Papà Claudio, tutto è iniziato da lei...

«Già, anni frizzanti quando giocavo. Importanti. Belli».

A Cento lei è un personaggio.

«Mannò, cose da paese. Non voglio dargli troppa importanza. Poi, il mio tempo è passato: adesso faccio lo spettatore».

E segue suo figlio Riccardo.

«Ha sempre avuto la passione per il basket. Quando stavo finendo la carriera a Cento, lui veniva in palestra con me. Portava il pallone da casa e giocava a bordo campo».

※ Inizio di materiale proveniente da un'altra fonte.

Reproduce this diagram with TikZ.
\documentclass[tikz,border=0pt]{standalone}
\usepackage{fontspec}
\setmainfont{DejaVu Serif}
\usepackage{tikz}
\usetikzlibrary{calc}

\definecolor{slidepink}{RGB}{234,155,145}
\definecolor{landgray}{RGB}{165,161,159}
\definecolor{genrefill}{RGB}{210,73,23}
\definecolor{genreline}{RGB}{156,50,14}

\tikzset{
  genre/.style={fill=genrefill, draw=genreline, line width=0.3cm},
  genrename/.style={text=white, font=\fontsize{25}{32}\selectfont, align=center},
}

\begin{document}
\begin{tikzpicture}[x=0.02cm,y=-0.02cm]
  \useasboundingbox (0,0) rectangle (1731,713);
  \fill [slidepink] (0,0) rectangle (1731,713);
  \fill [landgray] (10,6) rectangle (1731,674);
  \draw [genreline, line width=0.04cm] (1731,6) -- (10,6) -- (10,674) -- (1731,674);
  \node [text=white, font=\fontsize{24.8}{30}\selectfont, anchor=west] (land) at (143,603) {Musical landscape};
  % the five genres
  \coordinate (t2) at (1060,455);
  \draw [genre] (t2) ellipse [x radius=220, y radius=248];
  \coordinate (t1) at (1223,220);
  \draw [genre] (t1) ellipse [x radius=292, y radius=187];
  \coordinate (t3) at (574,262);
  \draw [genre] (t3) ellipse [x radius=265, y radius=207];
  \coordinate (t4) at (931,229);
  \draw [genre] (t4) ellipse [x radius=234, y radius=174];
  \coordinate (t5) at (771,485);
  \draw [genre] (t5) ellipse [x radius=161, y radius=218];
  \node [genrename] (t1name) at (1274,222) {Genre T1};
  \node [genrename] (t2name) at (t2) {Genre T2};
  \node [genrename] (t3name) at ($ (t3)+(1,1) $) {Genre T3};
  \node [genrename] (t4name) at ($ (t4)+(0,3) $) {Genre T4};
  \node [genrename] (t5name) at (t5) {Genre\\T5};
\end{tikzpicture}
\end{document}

Pensava sarebbe diventato giocatore da serie A?

«Ho sempre avuto fiducia nel suo talento. Ha avuto doti fisiche e tecniche, ma le ha allenate. In lui ho sempre visto costanza nel lavoro in palestra. Quando era alla Fortitudo faceva avanti-indietro con Cento: mai si è lamentato dei disagi».

Come lo segue, adesso?

«In silenzio. Dietro le quinte. Nel dopo partita non dico nulla, perché so che raramente c’è la serenità per parlare di un match appena terminato. Poi adesso Riccardo è grande, sa fare bene da sé».

Qualche mese fa la chiamata della Bondi...

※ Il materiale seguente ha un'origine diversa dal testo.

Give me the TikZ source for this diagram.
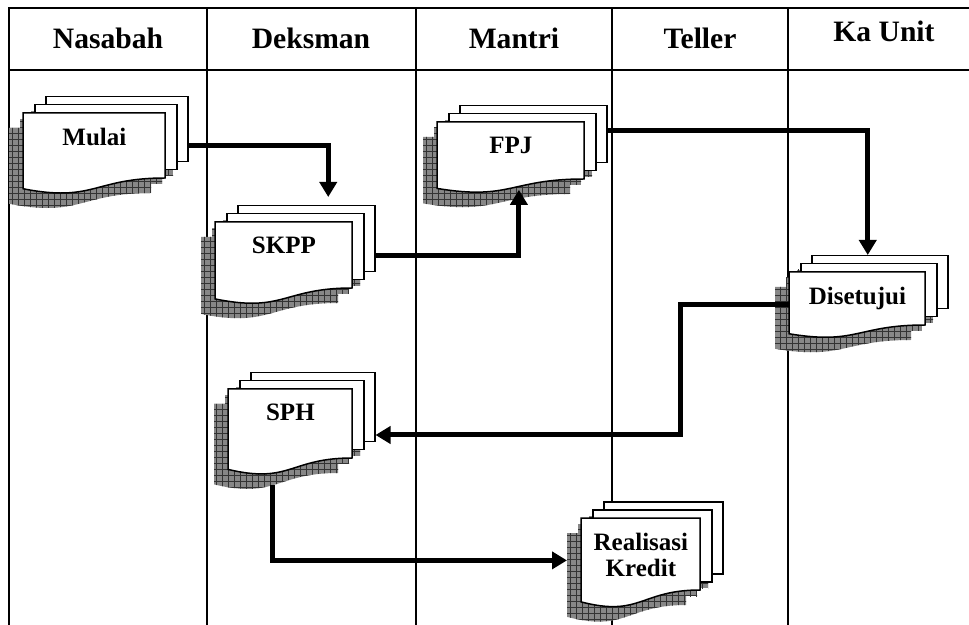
\documentclass[tikz,border=0pt]{standalone}
\usepackage{fontspec}
\setmainfont{Liberation Serif}
\usepackage{tikz}
\usetikzlibrary{calc, positioning, arrows.meta, patterns}
\definecolor{shade}{RGB}{135, 135, 135}

% stack of documents: name, x, y, width, height, label
\newcommand{\docstack}[6]{%
  \foreach \dx/\dy in {8/-2, -3/6} {
    \fill[docshadow] (#2+\dx, #3+\dy) rectangle ++(#4, #5);
  }
  \fill[docshadow] (#2-14, #3+15) -- ++(#4, 0) -- ++(0, #5)
    .. controls (#2-14+0.5*#4, #3+15+#5) and (#2-14+0.5*#4, #3+15+1.38*#5)
    .. (#2-14, #3+15+1.165*#5) -- cycle;
  \node[docpage, docbox, minimum width=#4*0.5pt, minimum height=#5*0.5pt] (#1-3) at (#2+22, #3-17) {};
  \node[docpage, docbox, minimum width=#4*0.5pt, minimum height=#5*0.5pt] (#1-2) at (#2+11, #3-9) {};
  \draw[docpage] (#2, #3) -- (#2+#4, #3) -- (#2+#4, #3+#5)
    .. controls (#2+0.5*#4, #3+#5) and (#2+0.5*#4, #3+1.38*#5)
    .. (#2, #3+1.165*#5) -- cycle;
  \node[docbox, minimum width=#4*0.5pt, minimum height=#5*0.5pt] (#1) at (#2, #3) {};
  \node[doctext, below=7.5pt of #1.north] (#1-label) {#6};
}

\begin{document}
\begin{tikzpicture}[x=0.5pt, y=-0.5pt,
    laneline/.style={line width=1pt},
    headtext/.style={anchor=base, font=\fontsize{14.8}{17}\selectfont\bfseries},
    docpage/.style={draw, fill=white, line width=0.75pt},
    docbox/.style={anchor=north west, inner sep=0pt},
    doctext/.style={inner sep=0pt, align=center, font=\fontsize{12.5}{13}\selectfont\bfseries},
    docshadow/.style={fill=shade, postaction={pattern=grid, pattern color=black!80}},
    flowline/.style={line width=2.5pt, -{Triangle[length=7.5pt, width=8.5pt]}}]
  \useasboundingbox (0,0) rectangle (969,625);

  % Draw the lanes
  \draw[laneline] (9,625) -- (9,8) -- (969,8);
  \draw[laneline] (9,70) -- (969,70);
  \foreach \x in {207,416,612,788} {
    \draw[laneline] (\x,8) -- (\x,625);
  }
  \node[headtext] (nasabah) at (108,49) {Nasabah};
  \node[headtext] (deksman) at (311,49) {Deksman};
  \node[headtext] (mantri) at (514,49) {Mantri};
  \node[headtext] (teller) at (700,49) {Teller};
  \node[headtext] (kaunit) at (884,42) {Ka Unit};

  % Documents
  \docstack{mulai}{23}{113}{142}{65}{Mulai}
  \docstack{skpp}{215}{222}{137}{66}{SKPP}
  \docstack{fpj}{437}{122}{147}{57}{FPJ}
  \docstack{diset}{789}{272}{136}{53}{Disetujui}
  \docstack{sph}{228}{389}{124}{69}{SPH}
  \docstack{real}{581}{518}{119}{72}{Realisasi\\Kredit}

  % Flow
  \draw[flowline, shorten >=4pt] (mulai-3.east |- mulai.east) -| ([xshift=11pt]skpp-3.north);
  \draw[flowline] (skpp-3.east |- skpp.east) -| ([xshift=4pt, yshift=-5pt]fpj.south);
  \draw[flowline] ([yshift=2pt]fpj-3.east) -| ([xshift=-6pt]diset-3.north);
  \coordinate (bend) at (680,435);
  \draw[flowline] ([yshift=-3pt]diset.west) -| (bend) -- (bend -| sph-3.east);
  \draw[flowline] ([xshift=-9pt, yshift=-13pt]sph.south) |- ([xshift=-7pt, yshift=-3pt]real.west);
\end{tikzpicture}
\end{document}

«Io sono stato contento, così è vicino a casa. Scherzi a parte: dalla prima telefonata di Trullo ho visto Riccardo contento, convinto. Entusiasta dell’opportunità. Il progetto lo ha affascinato».

Si dice: in A Riccardo faceva lo specialista da fuori, in A2 in attacco deve tornare giocatore all around.

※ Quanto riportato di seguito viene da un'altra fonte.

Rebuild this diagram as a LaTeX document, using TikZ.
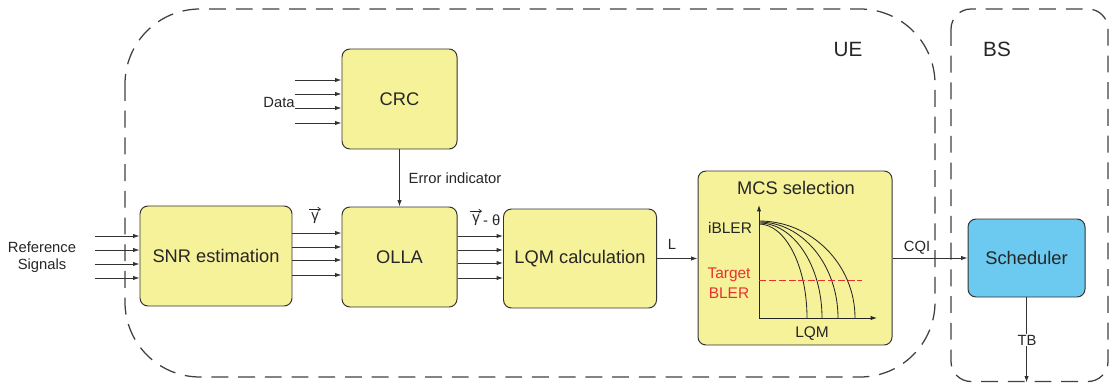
\documentclass[tikz,border=0pt]{standalone}
\usepackage{fontspec}
\setmainfont{Liberation Sans}
\usetikzlibrary{arrows.meta}
\usetikzlibrary{positioning}

\definecolor{boxyellow}{HTML}{F6F29A}
\definecolor{boxblue}{HTML}{6CC9EF}
\definecolor{lineg}{HTML}{333333}
\definecolor{tred}{HTML}{E8312F}

\tikzset{
	blk/.style={draw=lineg, fill=boxyellow, rounded corners=2mm, line width=0.7pt,
		font=\fontsize{13}{15}\selectfont, text=black!85, align=center, inner sep=0pt},
	sig/.style={draw=lineg, line width=0.6pt, -{Latex[length=4.5pt,width=3pt]}},
	vecarr/.style={draw=black!85, line width=0.5pt, -{Straight Barb[length=2pt,width=3pt]}},
	lbl/.style={font=\fontsize{10.5}{12}\selectfont, text=black!85, inner sep=1pt, align=center},
	plbl/.style={font=\fontsize{11}{14}\selectfont, text=black!85, inner sep=0pt, align=center},
	region/.style={draw=black!75, line width=0.9pt, dash pattern=on 12pt off 7pt},
	curve/.style={draw=black!85, line width=0.6pt},
}

\begin{document}
\begin{tikzpicture}[x=0.25mm, y=-0.25mm]
	\useasboundingbox (0,0) rectangle (1112,383);
	% dashed regions
	\draw[region, rounded corners=18.75mm] (125,9) rectangle (935,377);
	\draw[region, rounded corners=5mm] (951,9) rectangle (1108,381.5);
	\node[font=\fontsize{14.7}{16}\selectfont, text=black!85] (ue) at (848,49) {UE};
	\node[font=\fontsize{14.7}{16}\selectfont, text=black!85] (bs) at (997,49) {BS};

	% blocks
	\node[blk, minimum width=28.75mm, minimum height=25mm] (crc) at (399.5,99) {CRC};
	\node[blk, minimum width=38mm, minimum height=25mm] (snr) at (216,256) {SNR estimation};
	\node[blk, minimum width=28.75mm, minimum height=25mm] (olla) at (399.5,257) {OLLA};
	\node[blk, minimum width=38.25mm, minimum height=24.75mm] (lqm) at (580,258.5) {LQM calculation};
	\node[blk, minimum width=48.5mm, minimum height=43.5mm] (mcs) at (795,258) {};
	\node[blk, fill=boxblue, minimum width=29.25mm, minimum height=19.5mm] (sched) at (1026.5,258) {Scheduler};
	\node[font=\fontsize{13}{15}\selectfont, text=black!85, anchor=north] (mcst) at (796,176) {MCS selection};

	% inputs
	\coordinate (refin) at (95,0);
	\coordinate (datain) at (295,0);
	\foreach \y in {236,250,264,278}
		\draw[sig] (refin |- 0,\y) -- (snr.west |- 0,\y);
	\node[lbl] (refs) at (42,257) {Reference\\Signals};
	\foreach \y in {80,94,108,123}
		\draw[sig] (datain |- 0,\y) -- (crc.west |- 0,\y);
	\node[lbl] (data) at (279,102) {Data};

	% connections
	\foreach \y in {233,247,260,275}
		\draw[sig] (snr.east |- 0,\y) -- (olla.west |- 0,\y);
	\node[lbl] (gam) at (315,218) {γ};
	\draw[vecarr] ([xshift=-0.5pt,yshift=1.2pt]gam.north west) -- ([xshift=0.5pt,yshift=1.2pt]gam.north east);
	\foreach \y in {236,250,263,278}
		\draw[sig] (olla.east |- 0,\y) -- (lqm.west |- 0,\y);
	\node[lbl] (gamth) at (476,220) {γ};
	\draw[vecarr] ([xshift=-0.5pt,yshift=1.2pt]gamth.north west) -- ([xshift=0.5pt,yshift=1.2pt]gamth.north east);
	\node[lbl, anchor=west] (th) at (gamth.east) {- θ};
	\draw[sig] (crc) -- (olla);
	\node[lbl, anchor=west] (err) at (407,178) {Error indicator};
	\draw[sig] (lqm.east) -- (lqm.east -| mcs.west);
	\node[lbl] (l) at (672,244) {L};
	\draw[sig] (mcs.east) -- (sched.west);
	\node[lbl] (cqi) at (917,248) {CQI};
	\coordinate (tbend) at (1027,382.5);
	\draw[sig] (sched.south) -- (sched.south |- tbend);
	\node[lbl, fill=white] (tb) at (1027,340) {TB};

	% iBLER curves
	\coordinate (org) at (759,318);
	\draw[curve, -{Latex[length=4.5pt,width=3pt]}] (org) -- (759,205);
	\draw[curve, -{Latex[length=4.5pt,width=3pt]}] (org) -- (877,318);
	\foreach \xe/\ys in {807/224, 822/223, 838/222, 855/221}
		\draw[curve] (759,\ys) .. controls ({759+0.55*(\xe-759)},\ys) and (\xe,{318-0.55*(318-\ys)}) .. (\xe,318);
	\draw[tred, line width=0.6pt, dash pattern=on 5pt off 2pt] (759,280) -- (862,280);
	\node[plbl] (ibler) at (730,228) {iBLER};
	\node[plbl, text=tred] (tbler) at (729,283) {Target\\BLER};
	\node[plbl] (lqmx) at (812,334) {LQM};
\end{tikzpicture}
\end{document}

«Verissimo. Sicuramente la massima serie è un’altra realtà: più stranieri, altro gioco, rotazioni corte... In A2 ci sono spazi maggiori e Riccardo può dire la sua».

Da ex centese, come giudica la nuova Baltur?

«È stata allestita una squadra di categoria, con giocatori esperti che possono fare la differenza. A Cento la passione c’è sempre stata, la città vibra per la Benedetto XIV».

Si chiede la promozione.

«Intanto con l’arrivo del ds Pulidori la società s’è data una struttura più professionale. E coach Giordani è molto bravo. In questi anni ho visto tante partite al palazzetto, credo che stavolta si possa ambire a qualcosa di grande. Però, attenzione: il girone è duro».

Beh, in A2 nel suo raggruppamento la Bondi non avrà meno spine.

«Il girone Est è effettivamente incredibile: tanti derby, un sacco di club blasonati. Dagli spalti mi divertirò a seguirlo».

Sperando che la Fortitudo non ingaggi suo genero Delfino...

«Per ora Carlos e mia figlia Martina sono in Argentina con i gemellini di quattro anni. Attende offerte. Non so cosa possa esserci di vero con la Fortitudo, nel caso gliel’ho già detto: firma il lunedì dopo la partita con la Bondi».

Stanno tornando in Italia?

«Dipende dalle proposte che gli arriveranno. Dopo un’odissea durata tre anni e con sette operazioni, le Olimpiadi hanno fatto tornare giocatore Carlos. Lui è molto amico di Ibarra, l’anno scorso Carlos e mia figlia sono stati sempre a Cento. Per me fare il nonno è stato il massimo».